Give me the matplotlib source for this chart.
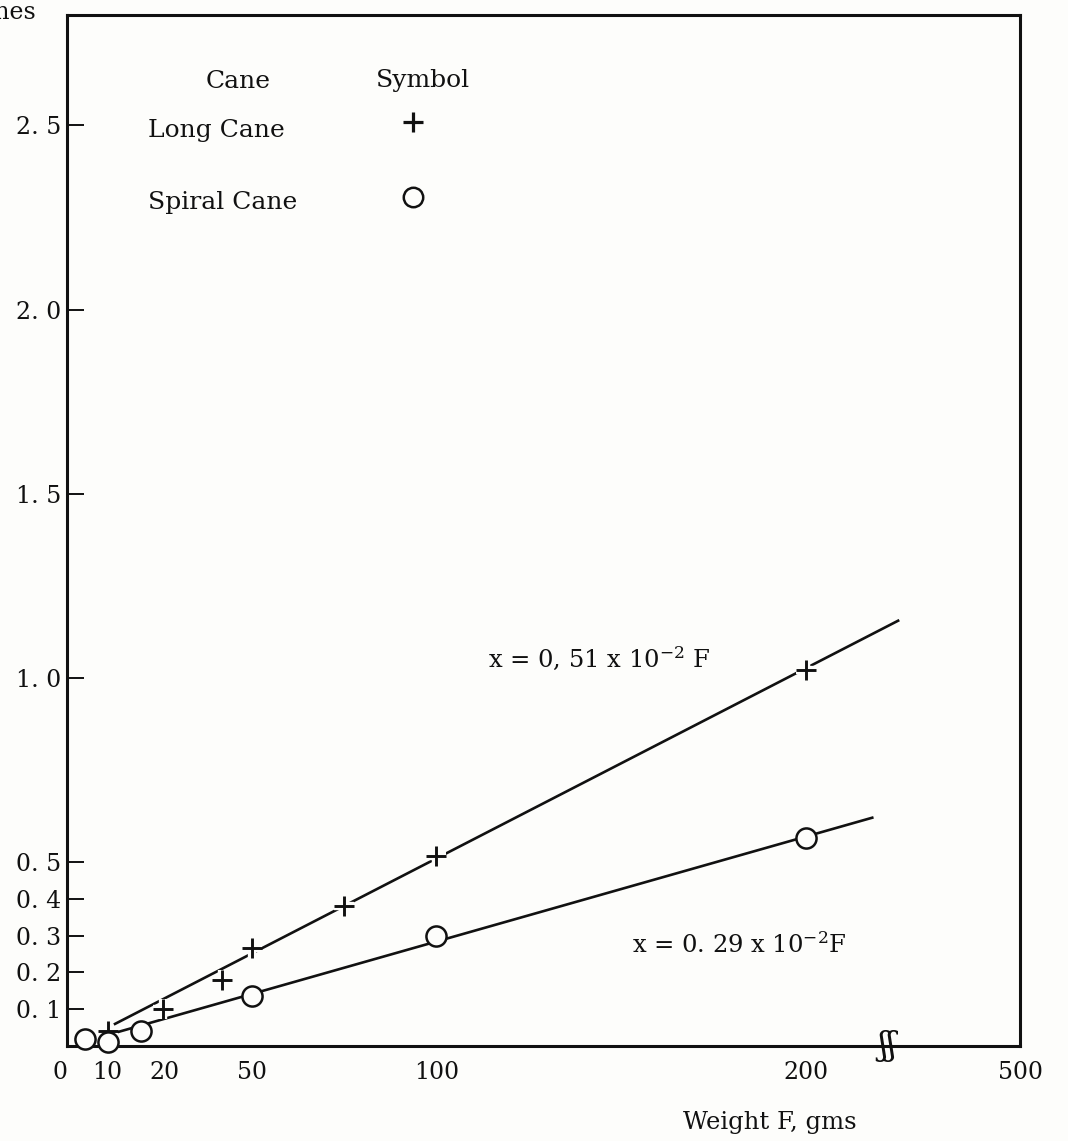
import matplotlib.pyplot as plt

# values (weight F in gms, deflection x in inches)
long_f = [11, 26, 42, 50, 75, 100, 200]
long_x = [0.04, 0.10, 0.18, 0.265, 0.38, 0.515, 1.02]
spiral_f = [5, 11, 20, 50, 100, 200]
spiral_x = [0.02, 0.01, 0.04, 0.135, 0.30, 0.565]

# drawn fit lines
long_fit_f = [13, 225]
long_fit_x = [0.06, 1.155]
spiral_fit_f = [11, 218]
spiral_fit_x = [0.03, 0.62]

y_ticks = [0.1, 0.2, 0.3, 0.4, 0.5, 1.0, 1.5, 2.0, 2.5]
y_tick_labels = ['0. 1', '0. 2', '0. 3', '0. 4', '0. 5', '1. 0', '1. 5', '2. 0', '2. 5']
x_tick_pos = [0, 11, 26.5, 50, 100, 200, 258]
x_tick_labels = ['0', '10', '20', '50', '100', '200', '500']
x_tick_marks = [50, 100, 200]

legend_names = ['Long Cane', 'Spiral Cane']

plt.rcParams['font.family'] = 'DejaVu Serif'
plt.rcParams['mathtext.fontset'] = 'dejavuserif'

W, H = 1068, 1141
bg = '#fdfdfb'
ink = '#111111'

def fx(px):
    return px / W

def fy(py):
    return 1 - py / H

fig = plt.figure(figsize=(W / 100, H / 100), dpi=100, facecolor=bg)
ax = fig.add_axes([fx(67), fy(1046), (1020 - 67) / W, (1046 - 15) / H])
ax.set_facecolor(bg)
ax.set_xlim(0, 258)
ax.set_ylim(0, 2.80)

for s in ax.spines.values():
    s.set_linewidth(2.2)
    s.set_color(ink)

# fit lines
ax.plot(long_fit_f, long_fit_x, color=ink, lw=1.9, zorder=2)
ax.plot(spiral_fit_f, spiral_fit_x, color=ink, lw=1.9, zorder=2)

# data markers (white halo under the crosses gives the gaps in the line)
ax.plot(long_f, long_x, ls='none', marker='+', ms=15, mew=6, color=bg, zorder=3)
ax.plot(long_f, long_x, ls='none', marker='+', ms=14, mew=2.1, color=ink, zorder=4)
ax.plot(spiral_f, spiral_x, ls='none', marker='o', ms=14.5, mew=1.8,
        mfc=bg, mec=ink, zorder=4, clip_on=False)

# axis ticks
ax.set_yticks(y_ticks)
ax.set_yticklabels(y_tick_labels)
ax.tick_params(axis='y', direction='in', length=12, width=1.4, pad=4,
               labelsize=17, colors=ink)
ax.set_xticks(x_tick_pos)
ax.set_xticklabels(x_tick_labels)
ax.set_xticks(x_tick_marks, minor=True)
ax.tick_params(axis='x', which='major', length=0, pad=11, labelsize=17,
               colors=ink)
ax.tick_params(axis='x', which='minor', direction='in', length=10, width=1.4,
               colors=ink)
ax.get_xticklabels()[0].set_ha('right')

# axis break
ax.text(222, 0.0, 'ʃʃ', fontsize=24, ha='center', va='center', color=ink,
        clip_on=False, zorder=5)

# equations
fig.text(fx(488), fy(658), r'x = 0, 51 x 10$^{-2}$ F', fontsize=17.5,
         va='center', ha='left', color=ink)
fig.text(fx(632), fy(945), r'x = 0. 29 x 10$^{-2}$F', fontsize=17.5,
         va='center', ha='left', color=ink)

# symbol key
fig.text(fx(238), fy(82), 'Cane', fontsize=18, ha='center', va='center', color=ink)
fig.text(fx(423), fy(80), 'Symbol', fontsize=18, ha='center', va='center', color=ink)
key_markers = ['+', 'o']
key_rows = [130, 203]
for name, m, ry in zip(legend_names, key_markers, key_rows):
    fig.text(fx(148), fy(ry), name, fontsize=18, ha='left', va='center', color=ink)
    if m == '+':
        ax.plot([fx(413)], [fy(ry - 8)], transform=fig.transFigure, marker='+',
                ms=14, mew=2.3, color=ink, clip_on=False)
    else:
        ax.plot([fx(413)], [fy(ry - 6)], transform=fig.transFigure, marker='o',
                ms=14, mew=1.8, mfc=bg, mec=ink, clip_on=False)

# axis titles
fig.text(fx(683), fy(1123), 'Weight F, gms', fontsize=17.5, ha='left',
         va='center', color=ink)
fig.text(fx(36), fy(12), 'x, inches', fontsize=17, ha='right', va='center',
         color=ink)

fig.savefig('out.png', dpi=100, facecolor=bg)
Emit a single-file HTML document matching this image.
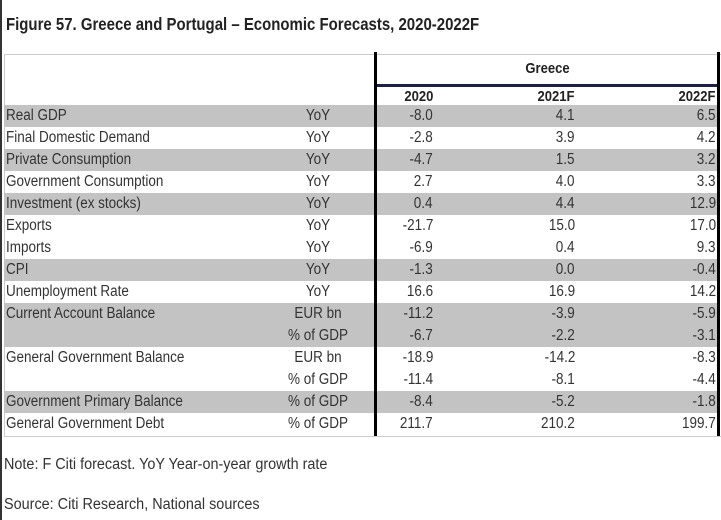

■ **DIRECTIONS FOR THIS TASK**: Repeat the listing above from its first line through the line that contains "ax.plot(spiral_fit_f, spiral_fit_x, color=ink, lw=1.9, zorder=2)", both included, and nothing more. Drop the pictures.

■ **SOLUTION FOR THIS EXERCISE**:
Give me the matplotlib source for this chart.
import matplotlib.pyplot as plt

# values (weight F in gms, deflection x in inches)
long_f = [11, 26, 42, 50, 75, 100, 200]
long_x = [0.04, 0.10, 0.18, 0.265, 0.38, 0.515, 1.02]
spiral_f = [5, 11, 20, 50, 100, 200]
spiral_x = [0.02, 0.01, 0.04, 0.135, 0.30, 0.565]

# drawn fit lines
long_fit_f = [13, 225]
long_fit_x = [0.06, 1.155]
spiral_fit_f = [11, 218]
spiral_fit_x = [0.03, 0.62]

y_ticks = [0.1, 0.2, 0.3, 0.4, 0.5, 1.0, 1.5, 2.0, 2.5]
y_tick_labels = ['0. 1', '0. 2', '0. 3', '0. 4', '0. 5', '1. 0', '1. 5', '2. 0', '2. 5']
x_tick_pos = [0, 11, 26.5, 50, 100, 200, 258]
x_tick_labels = ['0', '10', '20', '50', '100', '200', '500']
x_tick_marks = [50, 100, 200]

legend_names = ['Long Cane', 'Spiral Cane']

plt.rcParams['font.family'] = 'DejaVu Serif'
plt.rcParams['mathtext.fontset'] = 'dejavuserif'

W, H = 1068, 1141
bg = '#fdfdfb'
ink = '#111111'

def fx(px):
    return px / W

def fy(py):
    return 1 - py / H

fig = plt.figure(figsize=(W / 100, H / 100), dpi=100, facecolor=bg)
ax = fig.add_axes([fx(67), fy(1046), (1020 - 67) / W, (1046 - 15) / H])
ax.set_facecolor(bg)
ax.set_xlim(0, 258)
ax.set_ylim(0, 2.80)

for s in ax.spines.values():
    s.set_linewidth(2.2)
    s.set_color(ink)

# fit lines
ax.plot(long_fit_f, long_fit_x, color=ink, lw=1.9, zorder=2)
ax.plot(spiral_fit_f, spiral_fit_x, color=ink, lw=1.9, zorder=2)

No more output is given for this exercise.